Having a history of violence extending even beyond that experience, I had trouble with trust and commitment. Simply: I didn’t want to be abused anymore and it seemed like I just couldn’t trust any men. But the year after I graduated from college I finally began a relationship with a long time friend. We became incredibly close and he was my best friend. I knew he cared a lot about me so I truly believed I could trust him. Then one day I came over to this boyfriend’s house after a long day at work. It was clear that he had been drinking, but that was not out of character for him. We went down to the basement and began having sex. He bent me over the back of the couch and we continued in that position. Out of nowhere I felt him attempt to insert his penis in my butt. He missed so I assumed it was an accident. Then he didn’t miss. I screamed in pain and began crying. I fell to the ground and continued crying while my butt bled on the floor. He told me to stop crying and asked if I wanted him to finish. When I didn’t answer and continued to cry he just went ahead and finished in my vagina. He said it was an accident but showed no remorse – it wasn’t an accident. My boyfriend had raped me. We continued to date for months after the incident, but I was never the same. I would love to say that this was the only time that this boyfriend sexually abused me, but it wasn’t. He made a habit out of continuing after I told him to stop, and the accompanying verbal abuse did not help.

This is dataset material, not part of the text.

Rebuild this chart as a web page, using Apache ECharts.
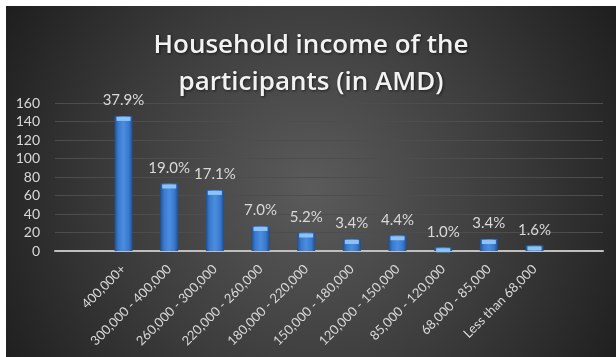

I am in a good place now and have moved forward with my life, but I believe that these stories are important to share. We often have this image in our heads of sexual assault: a stranger attacks a woman while she is walking alone at night. While these assaults happen, more often than not those we know inflict the abuse. Even those we love. I cannot remain quiet when people continue to dismiss gender violence as a non-important issue. It is important to note that sexual assault can happen to anyone of any gender. However, when 98% of perpetrators are men, there is a larger cultural issue that needs to be addressed. I hope others take my stories and realize (as I had to) that no matter the circumstances, no one asks to be sexually assaulted. It is NEVER the victim’s fault.